::: Given data :::
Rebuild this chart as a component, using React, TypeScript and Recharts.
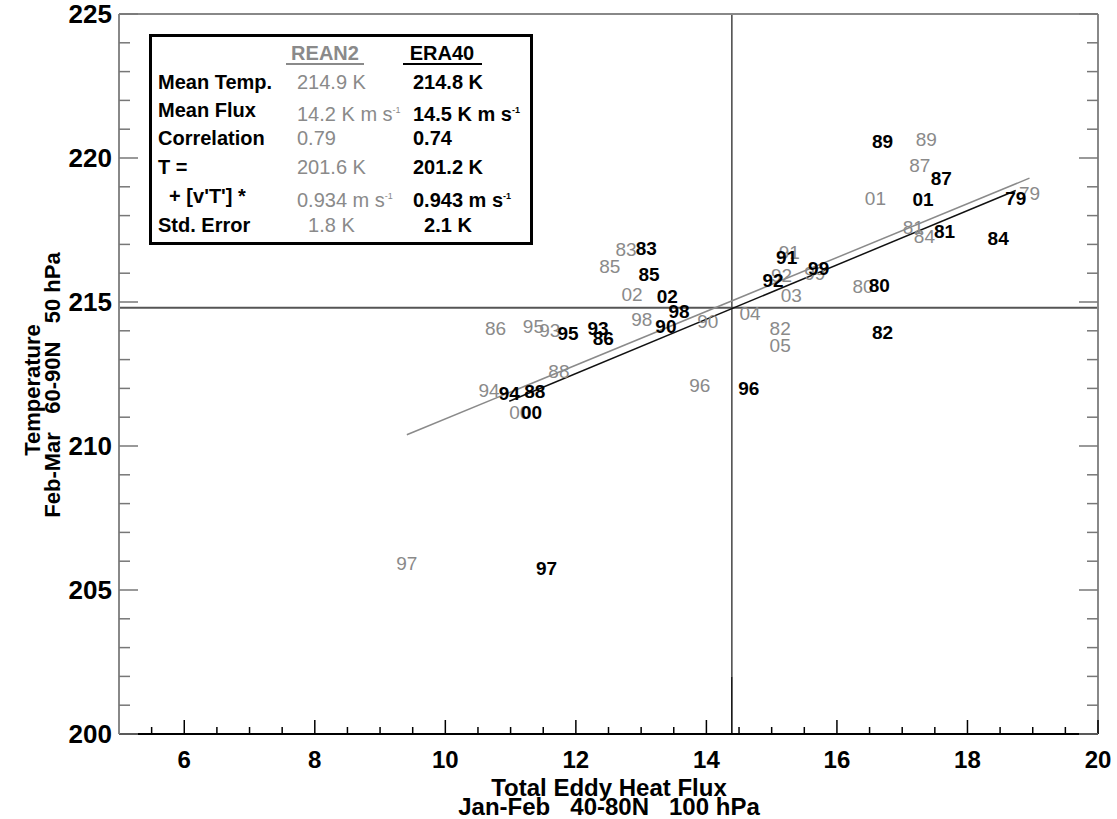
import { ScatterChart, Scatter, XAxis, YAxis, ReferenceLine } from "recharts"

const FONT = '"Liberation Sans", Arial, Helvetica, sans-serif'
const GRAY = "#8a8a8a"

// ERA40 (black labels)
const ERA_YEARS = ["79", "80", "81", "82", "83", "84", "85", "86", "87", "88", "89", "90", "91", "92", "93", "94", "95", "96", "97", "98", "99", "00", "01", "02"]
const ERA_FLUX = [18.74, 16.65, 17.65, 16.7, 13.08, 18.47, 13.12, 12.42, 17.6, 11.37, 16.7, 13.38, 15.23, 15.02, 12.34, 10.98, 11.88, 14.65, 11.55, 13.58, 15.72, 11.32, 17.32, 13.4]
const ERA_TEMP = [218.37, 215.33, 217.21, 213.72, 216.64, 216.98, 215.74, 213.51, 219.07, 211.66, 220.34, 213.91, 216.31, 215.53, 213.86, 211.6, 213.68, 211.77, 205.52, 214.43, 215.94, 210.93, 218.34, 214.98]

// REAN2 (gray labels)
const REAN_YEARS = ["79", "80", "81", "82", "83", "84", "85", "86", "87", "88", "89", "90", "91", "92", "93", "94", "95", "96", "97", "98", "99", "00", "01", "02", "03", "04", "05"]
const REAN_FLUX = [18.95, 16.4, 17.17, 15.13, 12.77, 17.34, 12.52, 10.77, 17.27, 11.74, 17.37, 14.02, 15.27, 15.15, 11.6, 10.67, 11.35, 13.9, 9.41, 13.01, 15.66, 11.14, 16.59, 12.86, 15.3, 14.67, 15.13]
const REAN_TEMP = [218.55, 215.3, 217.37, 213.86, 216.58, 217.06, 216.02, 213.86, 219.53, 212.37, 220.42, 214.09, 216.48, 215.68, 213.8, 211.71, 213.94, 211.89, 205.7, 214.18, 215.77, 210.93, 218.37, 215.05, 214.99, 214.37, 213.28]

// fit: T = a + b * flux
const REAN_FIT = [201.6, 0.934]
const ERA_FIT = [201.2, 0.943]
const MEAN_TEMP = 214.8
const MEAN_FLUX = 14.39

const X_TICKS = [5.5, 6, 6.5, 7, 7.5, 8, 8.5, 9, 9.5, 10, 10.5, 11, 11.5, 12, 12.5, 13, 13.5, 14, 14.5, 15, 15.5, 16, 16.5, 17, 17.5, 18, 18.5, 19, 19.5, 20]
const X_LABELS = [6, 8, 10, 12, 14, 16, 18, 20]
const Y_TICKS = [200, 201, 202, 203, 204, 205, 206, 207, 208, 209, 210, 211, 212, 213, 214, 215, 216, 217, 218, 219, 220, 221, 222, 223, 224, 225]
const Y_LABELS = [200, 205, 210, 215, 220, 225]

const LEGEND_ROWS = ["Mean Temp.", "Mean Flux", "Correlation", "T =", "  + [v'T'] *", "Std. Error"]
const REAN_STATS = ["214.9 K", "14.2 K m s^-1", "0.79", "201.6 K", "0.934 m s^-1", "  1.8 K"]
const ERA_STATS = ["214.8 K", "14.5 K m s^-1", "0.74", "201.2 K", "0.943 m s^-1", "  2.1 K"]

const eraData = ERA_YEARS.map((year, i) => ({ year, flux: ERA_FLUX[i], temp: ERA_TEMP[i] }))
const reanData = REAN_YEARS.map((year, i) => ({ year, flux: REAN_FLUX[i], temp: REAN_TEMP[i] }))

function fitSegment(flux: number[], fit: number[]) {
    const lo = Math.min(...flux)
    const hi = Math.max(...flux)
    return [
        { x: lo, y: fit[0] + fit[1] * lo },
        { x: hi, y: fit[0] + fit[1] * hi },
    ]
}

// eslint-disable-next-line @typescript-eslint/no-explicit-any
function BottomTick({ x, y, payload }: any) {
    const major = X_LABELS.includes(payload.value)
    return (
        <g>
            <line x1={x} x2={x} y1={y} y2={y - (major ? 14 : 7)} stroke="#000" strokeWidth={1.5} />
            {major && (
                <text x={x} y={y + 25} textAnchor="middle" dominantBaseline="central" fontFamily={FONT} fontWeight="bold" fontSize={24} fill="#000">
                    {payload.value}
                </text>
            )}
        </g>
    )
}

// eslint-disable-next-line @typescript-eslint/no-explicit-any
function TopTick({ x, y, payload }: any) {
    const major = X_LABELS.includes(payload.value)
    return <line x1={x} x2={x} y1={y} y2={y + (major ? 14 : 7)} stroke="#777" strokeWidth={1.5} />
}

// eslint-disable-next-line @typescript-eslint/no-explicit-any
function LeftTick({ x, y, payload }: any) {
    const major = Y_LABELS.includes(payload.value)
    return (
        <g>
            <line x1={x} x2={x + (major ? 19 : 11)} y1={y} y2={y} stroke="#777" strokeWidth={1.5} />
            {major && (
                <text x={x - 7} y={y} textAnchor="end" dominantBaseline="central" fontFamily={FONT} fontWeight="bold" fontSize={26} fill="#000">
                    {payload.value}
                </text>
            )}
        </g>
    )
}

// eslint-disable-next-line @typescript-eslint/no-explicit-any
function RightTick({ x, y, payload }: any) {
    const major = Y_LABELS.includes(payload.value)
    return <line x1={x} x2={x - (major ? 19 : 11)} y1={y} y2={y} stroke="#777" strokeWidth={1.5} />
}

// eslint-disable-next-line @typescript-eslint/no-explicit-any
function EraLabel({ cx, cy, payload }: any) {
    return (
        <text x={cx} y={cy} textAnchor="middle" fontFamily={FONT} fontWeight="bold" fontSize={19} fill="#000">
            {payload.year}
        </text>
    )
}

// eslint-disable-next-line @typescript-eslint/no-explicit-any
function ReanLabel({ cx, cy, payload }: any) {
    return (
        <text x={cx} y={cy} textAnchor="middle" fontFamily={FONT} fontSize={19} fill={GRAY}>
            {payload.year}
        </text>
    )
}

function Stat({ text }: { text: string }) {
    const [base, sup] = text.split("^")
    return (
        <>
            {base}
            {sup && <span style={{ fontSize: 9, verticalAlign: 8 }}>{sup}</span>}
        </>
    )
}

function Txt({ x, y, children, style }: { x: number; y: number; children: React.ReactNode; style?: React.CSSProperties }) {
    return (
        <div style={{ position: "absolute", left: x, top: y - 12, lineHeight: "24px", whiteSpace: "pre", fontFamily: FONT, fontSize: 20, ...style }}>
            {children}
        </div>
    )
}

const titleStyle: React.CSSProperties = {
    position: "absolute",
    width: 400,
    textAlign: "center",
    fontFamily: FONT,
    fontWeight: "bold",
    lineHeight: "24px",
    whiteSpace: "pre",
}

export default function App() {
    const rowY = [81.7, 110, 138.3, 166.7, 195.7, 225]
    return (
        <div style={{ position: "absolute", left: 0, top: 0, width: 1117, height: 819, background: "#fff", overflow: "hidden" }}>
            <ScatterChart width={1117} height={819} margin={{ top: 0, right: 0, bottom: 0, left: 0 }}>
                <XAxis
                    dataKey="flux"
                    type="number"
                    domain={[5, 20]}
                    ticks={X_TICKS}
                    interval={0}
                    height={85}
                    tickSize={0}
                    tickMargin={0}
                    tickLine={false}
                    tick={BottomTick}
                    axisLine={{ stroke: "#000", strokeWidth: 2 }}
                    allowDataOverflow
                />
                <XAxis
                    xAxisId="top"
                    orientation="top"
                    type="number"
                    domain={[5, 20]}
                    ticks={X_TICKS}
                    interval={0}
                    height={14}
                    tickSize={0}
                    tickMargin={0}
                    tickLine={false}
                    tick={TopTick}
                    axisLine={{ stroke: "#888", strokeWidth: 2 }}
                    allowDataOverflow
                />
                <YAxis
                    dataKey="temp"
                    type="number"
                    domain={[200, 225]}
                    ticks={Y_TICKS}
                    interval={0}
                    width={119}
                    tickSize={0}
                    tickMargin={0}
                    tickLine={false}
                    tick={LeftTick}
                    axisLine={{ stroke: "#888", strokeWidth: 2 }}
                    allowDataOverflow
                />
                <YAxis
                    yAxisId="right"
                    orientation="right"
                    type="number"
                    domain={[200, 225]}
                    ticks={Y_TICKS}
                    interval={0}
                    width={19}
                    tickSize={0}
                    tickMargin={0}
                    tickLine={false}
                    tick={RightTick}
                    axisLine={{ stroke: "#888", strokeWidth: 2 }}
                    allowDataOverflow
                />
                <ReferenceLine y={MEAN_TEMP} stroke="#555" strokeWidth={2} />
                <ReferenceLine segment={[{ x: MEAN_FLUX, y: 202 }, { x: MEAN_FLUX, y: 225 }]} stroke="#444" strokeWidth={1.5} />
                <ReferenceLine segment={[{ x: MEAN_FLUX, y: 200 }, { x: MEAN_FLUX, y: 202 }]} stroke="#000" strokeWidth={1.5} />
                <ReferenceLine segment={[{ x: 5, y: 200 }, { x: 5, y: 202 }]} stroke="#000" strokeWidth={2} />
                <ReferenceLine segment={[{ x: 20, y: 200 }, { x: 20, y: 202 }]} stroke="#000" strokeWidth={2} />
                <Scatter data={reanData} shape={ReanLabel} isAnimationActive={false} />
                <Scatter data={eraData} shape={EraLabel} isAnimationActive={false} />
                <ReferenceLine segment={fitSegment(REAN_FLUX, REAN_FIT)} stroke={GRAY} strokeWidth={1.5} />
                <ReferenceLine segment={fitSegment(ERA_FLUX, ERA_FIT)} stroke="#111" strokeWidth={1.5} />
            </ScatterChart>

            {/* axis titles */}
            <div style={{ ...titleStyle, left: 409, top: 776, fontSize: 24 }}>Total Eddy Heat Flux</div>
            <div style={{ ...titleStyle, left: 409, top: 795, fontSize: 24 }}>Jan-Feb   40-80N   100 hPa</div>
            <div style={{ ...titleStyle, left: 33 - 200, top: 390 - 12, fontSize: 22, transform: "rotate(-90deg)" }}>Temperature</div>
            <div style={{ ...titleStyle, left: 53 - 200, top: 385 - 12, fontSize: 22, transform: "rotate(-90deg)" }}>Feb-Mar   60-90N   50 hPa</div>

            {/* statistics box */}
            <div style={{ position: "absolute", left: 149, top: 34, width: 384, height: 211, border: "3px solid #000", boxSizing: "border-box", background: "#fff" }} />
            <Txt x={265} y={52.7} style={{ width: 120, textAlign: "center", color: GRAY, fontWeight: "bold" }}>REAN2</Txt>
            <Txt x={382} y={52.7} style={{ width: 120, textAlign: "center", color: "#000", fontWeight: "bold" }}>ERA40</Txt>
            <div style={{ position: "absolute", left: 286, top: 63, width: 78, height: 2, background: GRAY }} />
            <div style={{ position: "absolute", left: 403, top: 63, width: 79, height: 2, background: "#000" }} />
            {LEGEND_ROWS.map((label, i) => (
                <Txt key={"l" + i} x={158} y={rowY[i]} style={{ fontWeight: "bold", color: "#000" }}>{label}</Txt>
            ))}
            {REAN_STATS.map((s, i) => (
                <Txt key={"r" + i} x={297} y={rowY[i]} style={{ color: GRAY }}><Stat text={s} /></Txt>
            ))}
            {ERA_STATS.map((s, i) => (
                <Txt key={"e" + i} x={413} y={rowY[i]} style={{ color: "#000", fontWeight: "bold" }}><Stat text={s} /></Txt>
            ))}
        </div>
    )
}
:::
** What you have to do **
From the top of the listing above, repeat each line exactly until you reach the line containing "210.93, 218.34, 214.98]", and repeat that one too. Leave the pictures out.

** Task output **
Rebuild this chart as a component, using React, TypeScript and Recharts.
import { ScatterChart, Scatter, XAxis, YAxis, ReferenceLine } from "recharts"

const FONT = '"Liberation Sans", Arial, Helvetica, sans-serif'
const GRAY = "#8a8a8a"

// ERA40 (black labels)
const ERA_YEARS = ["79", "80", "81", "82", "83", "84", "85", "86", "87", "88", "89", "90", "91", "92", "93", "94", "95", "96", "97", "98", "99", "00", "01", "02"]
const ERA_FLUX = [18.74, 16.65, 17.65, 16.7, 13.08, 18.47, 13.12, 12.42, 17.6, 11.37, 16.7, 13.38, 15.23, 15.02, 12.34, 10.98, 11.88, 14.65, 11.55, 13.58, 15.72, 11.32, 17.32, 13.4]
const ERA_TEMP = [218.37, 215.33, 217.21, 213.72, 216.64, 216.98, 215.74, 213.51, 219.07, 211.66, 220.34, 213.91, 216.31, 215.53, 213.86, 211.6, 213.68, 211.77, 205.52, 214.43, 215.94, 210.93, 218.34, 214.98]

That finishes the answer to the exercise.